Stated problem:
Output all the data exactly. Pictures do not belong in the copy.
** Begin Supplied data **
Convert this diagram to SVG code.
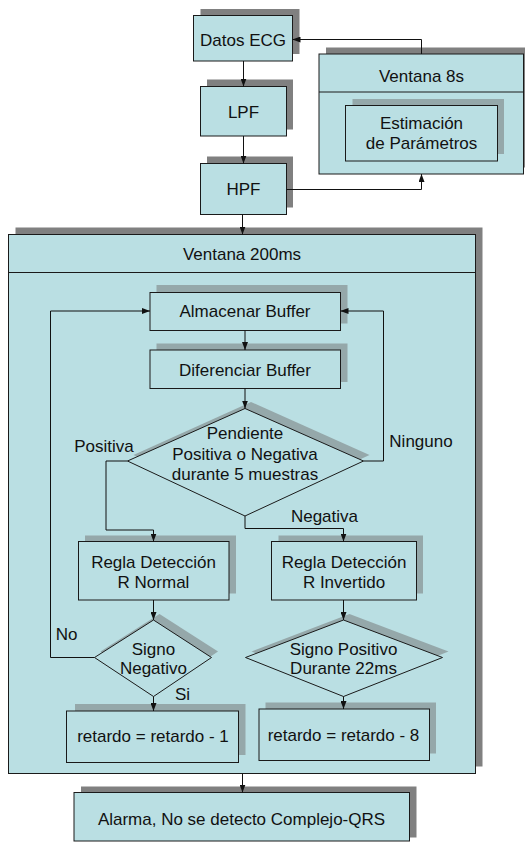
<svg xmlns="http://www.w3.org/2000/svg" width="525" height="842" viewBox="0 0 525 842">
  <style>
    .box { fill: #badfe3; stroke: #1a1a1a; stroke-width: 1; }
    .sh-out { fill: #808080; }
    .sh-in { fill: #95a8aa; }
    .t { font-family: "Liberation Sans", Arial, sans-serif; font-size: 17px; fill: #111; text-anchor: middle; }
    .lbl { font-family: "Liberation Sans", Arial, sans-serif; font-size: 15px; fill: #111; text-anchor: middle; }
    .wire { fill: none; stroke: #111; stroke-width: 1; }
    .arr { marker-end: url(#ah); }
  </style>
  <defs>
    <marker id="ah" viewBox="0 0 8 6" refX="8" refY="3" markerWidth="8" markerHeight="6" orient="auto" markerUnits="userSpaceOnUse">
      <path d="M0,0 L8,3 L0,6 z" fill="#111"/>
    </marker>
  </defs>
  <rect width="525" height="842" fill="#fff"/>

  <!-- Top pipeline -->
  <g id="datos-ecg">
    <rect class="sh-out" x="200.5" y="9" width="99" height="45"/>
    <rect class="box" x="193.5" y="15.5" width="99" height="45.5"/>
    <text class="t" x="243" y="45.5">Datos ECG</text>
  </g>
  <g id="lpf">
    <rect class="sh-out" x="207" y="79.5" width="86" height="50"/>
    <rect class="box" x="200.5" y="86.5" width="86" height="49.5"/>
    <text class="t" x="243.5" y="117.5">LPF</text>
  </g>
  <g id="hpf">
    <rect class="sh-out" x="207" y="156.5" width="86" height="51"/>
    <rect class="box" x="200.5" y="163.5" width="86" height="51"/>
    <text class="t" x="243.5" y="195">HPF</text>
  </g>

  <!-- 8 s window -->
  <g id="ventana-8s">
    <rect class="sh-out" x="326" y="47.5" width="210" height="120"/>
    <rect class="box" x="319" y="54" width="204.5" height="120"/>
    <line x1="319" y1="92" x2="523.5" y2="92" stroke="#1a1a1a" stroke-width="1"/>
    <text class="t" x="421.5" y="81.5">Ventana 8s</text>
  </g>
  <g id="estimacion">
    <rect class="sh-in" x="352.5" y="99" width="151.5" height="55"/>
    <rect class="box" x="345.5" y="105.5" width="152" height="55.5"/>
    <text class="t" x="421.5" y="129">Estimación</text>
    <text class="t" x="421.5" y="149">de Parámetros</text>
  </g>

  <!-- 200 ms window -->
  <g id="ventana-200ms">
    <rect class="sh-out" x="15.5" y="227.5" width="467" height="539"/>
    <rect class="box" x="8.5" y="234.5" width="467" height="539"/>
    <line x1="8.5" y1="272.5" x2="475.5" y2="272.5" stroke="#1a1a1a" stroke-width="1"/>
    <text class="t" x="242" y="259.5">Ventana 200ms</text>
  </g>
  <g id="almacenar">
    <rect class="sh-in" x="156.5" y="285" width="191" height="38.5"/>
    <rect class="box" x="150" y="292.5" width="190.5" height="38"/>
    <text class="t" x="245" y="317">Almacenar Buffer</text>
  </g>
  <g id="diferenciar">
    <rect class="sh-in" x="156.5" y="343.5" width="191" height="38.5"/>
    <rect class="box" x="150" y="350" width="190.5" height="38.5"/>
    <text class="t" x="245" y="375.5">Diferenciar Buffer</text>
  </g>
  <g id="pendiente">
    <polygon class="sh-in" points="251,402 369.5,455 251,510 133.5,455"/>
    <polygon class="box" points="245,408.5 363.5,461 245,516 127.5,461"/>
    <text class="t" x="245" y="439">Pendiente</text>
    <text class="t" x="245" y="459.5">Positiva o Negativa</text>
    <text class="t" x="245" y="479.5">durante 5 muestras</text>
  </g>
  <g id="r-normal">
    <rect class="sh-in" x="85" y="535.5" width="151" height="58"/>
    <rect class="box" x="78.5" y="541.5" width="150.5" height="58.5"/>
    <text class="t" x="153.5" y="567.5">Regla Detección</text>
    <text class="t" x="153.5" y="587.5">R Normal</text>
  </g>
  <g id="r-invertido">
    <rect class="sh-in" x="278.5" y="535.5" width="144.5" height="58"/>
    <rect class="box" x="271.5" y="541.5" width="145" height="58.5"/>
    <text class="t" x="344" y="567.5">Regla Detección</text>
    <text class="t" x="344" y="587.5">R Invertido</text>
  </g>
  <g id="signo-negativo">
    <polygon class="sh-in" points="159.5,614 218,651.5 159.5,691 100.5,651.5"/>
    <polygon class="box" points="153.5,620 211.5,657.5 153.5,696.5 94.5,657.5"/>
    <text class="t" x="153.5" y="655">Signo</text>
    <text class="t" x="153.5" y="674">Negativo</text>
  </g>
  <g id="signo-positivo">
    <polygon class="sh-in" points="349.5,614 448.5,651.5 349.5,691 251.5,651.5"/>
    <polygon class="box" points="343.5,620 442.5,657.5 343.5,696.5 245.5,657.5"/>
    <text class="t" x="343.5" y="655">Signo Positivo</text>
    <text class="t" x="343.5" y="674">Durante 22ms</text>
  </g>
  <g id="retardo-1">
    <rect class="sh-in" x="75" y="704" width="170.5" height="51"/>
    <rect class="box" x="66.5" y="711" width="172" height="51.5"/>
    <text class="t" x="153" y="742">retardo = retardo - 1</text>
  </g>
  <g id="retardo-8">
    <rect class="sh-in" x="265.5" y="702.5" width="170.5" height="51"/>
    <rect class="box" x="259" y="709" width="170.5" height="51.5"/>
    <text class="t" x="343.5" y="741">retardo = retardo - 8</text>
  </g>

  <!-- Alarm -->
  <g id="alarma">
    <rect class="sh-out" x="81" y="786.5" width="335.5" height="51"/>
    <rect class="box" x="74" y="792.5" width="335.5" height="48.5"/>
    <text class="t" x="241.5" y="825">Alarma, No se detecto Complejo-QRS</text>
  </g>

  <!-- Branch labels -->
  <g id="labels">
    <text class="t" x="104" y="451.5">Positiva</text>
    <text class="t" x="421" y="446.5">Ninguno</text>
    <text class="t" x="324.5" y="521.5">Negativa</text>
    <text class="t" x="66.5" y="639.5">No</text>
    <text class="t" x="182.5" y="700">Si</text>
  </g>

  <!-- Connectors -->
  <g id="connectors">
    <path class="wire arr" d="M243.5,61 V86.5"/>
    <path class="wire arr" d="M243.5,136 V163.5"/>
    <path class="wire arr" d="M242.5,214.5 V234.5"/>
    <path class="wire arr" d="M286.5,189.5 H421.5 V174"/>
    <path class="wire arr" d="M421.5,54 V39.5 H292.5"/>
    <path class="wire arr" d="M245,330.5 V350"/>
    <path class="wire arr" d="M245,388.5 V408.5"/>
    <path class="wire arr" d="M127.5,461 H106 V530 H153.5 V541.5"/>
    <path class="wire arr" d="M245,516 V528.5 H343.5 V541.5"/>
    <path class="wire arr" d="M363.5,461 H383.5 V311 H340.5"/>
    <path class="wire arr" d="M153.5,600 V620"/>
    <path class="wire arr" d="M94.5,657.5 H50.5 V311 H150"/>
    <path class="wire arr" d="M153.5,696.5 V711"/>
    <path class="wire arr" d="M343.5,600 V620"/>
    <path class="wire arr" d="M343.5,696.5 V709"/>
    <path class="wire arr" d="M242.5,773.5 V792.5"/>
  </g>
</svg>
** End Supplied data **
Answer below:
Convert this diagram to SVG code.
<svg xmlns="http://www.w3.org/2000/svg" width="525" height="842" viewBox="0 0 525 842">
  <style>
    .box { fill: #badfe3; stroke: #1a1a1a; stroke-width: 1; }
    .sh-out { fill: #808080; }
    .sh-in { fill: #95a8aa; }
    .t { font-family: "Liberation Sans", Arial, sans-serif; font-size: 17px; fill: #111; text-anchor: middle; }
    .lbl { font-family: "Liberation Sans", Arial, sans-serif; font-size: 15px; fill: #111; text-anchor: middle; }
    .wire { fill: none; stroke: #111; stroke-width: 1; }
    .arr { marker-end: url(#ah); }
  </style>
  <defs>
    <marker id="ah" viewBox="0 0 8 6" refX="8" refY="3" markerWidth="8" markerHeight="6" orient="auto" markerUnits="userSpaceOnUse">
      <path d="M0,0 L8,3 L0,6 z" fill="#111"/>
    </marker>
  </defs>
  <rect width="525" height="842" fill="#fff"/>

  <!-- Top pipeline -->
  <g id="datos-ecg">
    <rect class="sh-out" x="200.5" y="9" width="99" height="45"/>
    <rect class="box" x="193.5" y="15.5" width="99" height="45.5"/>
    <text class="t" x="243" y="45.5">Datos ECG</text>
  </g>
  <g id="lpf">
    <rect class="sh-out" x="207" y="79.5" width="86" height="50"/>
    <rect class="box" x="200.5" y="86.5" width="86" height="49.5"/>
    <text class="t" x="243.5" y="117.5">LPF</text>
  </g>
  <g id="hpf">
    <rect class="sh-out" x="207" y="156.5" width="86" height="51"/>
    <rect class="box" x="200.5" y="163.5" width="86" height="51"/>
    <text class="t" x="243.5" y="195">HPF</text>
  </g>

  <!-- 8 s window -->
  <g id="ventana-8s">
    <rect class="sh-out" x="326" y="47.5" width="210" height="120"/>
    <rect class="box" x="319" y="54" width="204.5" height="120"/>
    <line x1="319" y1="92" x2="523.5" y2="92" stroke="#1a1a1a" stroke-width="1"/>
    <text class="t" x="421.5" y="81.5">Ventana 8s</text>
  </g>
  <g id="estimacion">
    <rect class="sh-in" x="352.5" y="99" width="151.5" height="55"/>
    <rect class="box" x="345.5" y="105.5" width="152" height="55.5"/>
    <text class="t" x="421.5" y="129">Estimación</text>
    <text class="t" x="421.5" y="149">de Parámetros</text>
  </g>

  <!-- 200 ms window -->
  <g id="ventana-200ms">
    <rect class="sh-out" x="15.5" y="227.5" width="467" height="539"/>
    <rect class="box" x="8.5" y="234.5" width="467" height="539"/>
    <line x1="8.5" y1="272.5" x2="475.5" y2="272.5" stroke="#1a1a1a" stroke-width="1"/>
    <text class="t" x="242" y="259.5">Ventana 200ms</text>
  </g>
  <g id="almacenar">
    <rect class="sh-in" x="156.5" y="285" width="191" height="38.5"/>
    <rect class="box" x="150" y="292.5" width="190.5" height="38"/>
    <text class="t" x="245" y="317">Almacenar Buffer</text>
  </g>
  <g id="diferenciar">
    <rect class="sh-in" x="156.5" y="343.5" width="191" height="38.5"/>
    <rect class="box" x="150" y="350" width="190.5" height="38.5"/>
    <text class="t" x="245" y="375.5">Diferenciar Buffer</text>
  </g>
  <g id="pendiente">
    <polygon class="sh-in" points="251,402 369.5,455 251,510 133.5,455"/>
    <polygon class="box" points="245,408.5 363.5,461 245,516 127.5,461"/>
    <text class="t" x="245" y="439">Pendiente</text>
    <text class="t" x="245" y="459.5">Positiva o Negativa</text>
    <text class="t" x="245" y="479.5">durante 5 muestras</text>
  </g>
  <g id="r-normal">
    <rect class="sh-in" x="85" y="535.5" width="151" height="58"/>
    <rect class="box" x="78.5" y="541.5" width="150.5" height="58.5"/>
    <text class="t" x="153.5" y="567.5">Regla Detección</text>
    <text class="t" x="153.5" y="587.5">R Normal</text>
  </g>
  <g id="r-invertido">
    <rect class="sh-in" x="278.5" y="535.5" width="144.5" height="58"/>
    <rect class="box" x="271.5" y="541.5" width="145" height="58.5"/>
    <text class="t" x="344" y="567.5">Regla Detección</text>
    <text class="t" x="344" y="587.5">R Invertido</text>
  </g>
  <g id="signo-negativo">
    <polygon class="sh-in" points="159.5,614 218,651.5 159.5,691 100.5,651.5"/>
    <polygon class="box" points="153.5,620 211.5,657.5 153.5,696.5 94.5,657.5"/>
    <text class="t" x="153.5" y="655">Signo</text>
    <text class="t" x="153.5" y="674">Negativo</text>
  </g>
  <g id="signo-positivo">
    <polygon class="sh-in" points="349.5,614 448.5,651.5 349.5,691 251.5,651.5"/>
    <polygon class="box" points="343.5,620 442.5,657.5 343.5,696.5 245.5,657.5"/>
    <text class="t" x="343.5" y="655">Signo Positivo</text>
    <text class="t" x="343.5" y="674">Durante 22ms</text>
  </g>
  <g id="retardo-1">
    <rect class="sh-in" x="75" y="704" width="170.5" height="51"/>
    <rect class="box" x="66.5" y="711" width="172" height="51.5"/>
    <text class="t" x="153" y="742">retardo = retardo - 1</text>
  </g>
  <g id="retardo-8">
    <rect class="sh-in" x="265.5" y="702.5" width="170.5" height="51"/>
    <rect class="box" x="259" y="709" width="170.5" height="51.5"/>
    <text class="t" x="343.5" y="741">retardo = retardo - 8</text>
  </g>

  <!-- Alarm -->
  <g id="alarma">
    <rect class="sh-out" x="81" y="786.5" width="335.5" height="51"/>
    <rect class="box" x="74" y="792.5" width="335.5" height="48.5"/>
    <text class="t" x="241.5" y="825">Alarma, No se detecto Complejo-QRS</text>
  </g>

  <!-- Branch labels -->
  <g id="labels">
    <text class="t" x="104" y="451.5">Positiva</text>
    <text class="t" x="421" y="446.5">Ninguno</text>
    <text class="t" x="324.5" y="521.5">Negativa</text>
    <text class="t" x="66.5" y="639.5">No</text>
    <text class="t" x="182.5" y="700">Si</text>
  </g>

  <!-- Connectors -->
  <g id="connectors">
    <path class="wire arr" d="M243.5,61 V86.5"/>
    <path class="wire arr" d="M243.5,136 V163.5"/>
    <path class="wire arr" d="M242.5,214.5 V234.5"/>
    <path class="wire arr" d="M286.5,189.5 H421.5 V174"/>
    <path class="wire arr" d="M421.5,54 V39.5 H292.5"/>
    <path class="wire arr" d="M245,330.5 V350"/>
    <path class="wire arr" d="M245,388.5 V408.5"/>
    <path class="wire arr" d="M127.5,461 H106 V530 H153.5 V541.5"/>
    <path class="wire arr" d="M245,516 V528.5 H343.5 V541.5"/>
    <path class="wire arr" d="M363.5,461 H383.5 V311 H340.5"/>
    <path class="wire arr" d="M153.5,600 V620"/>
    <path class="wire arr" d="M94.5,657.5 H50.5 V311 H150"/>
    <path class="wire arr" d="M153.5,696.5 V711"/>
    <path class="wire arr" d="M343.5,600 V620"/>
    <path class="wire arr" d="M343.5,696.5 V709"/>
    <path class="wire arr" d="M242.5,773.5 V792.5"/>
  </g>
</svg>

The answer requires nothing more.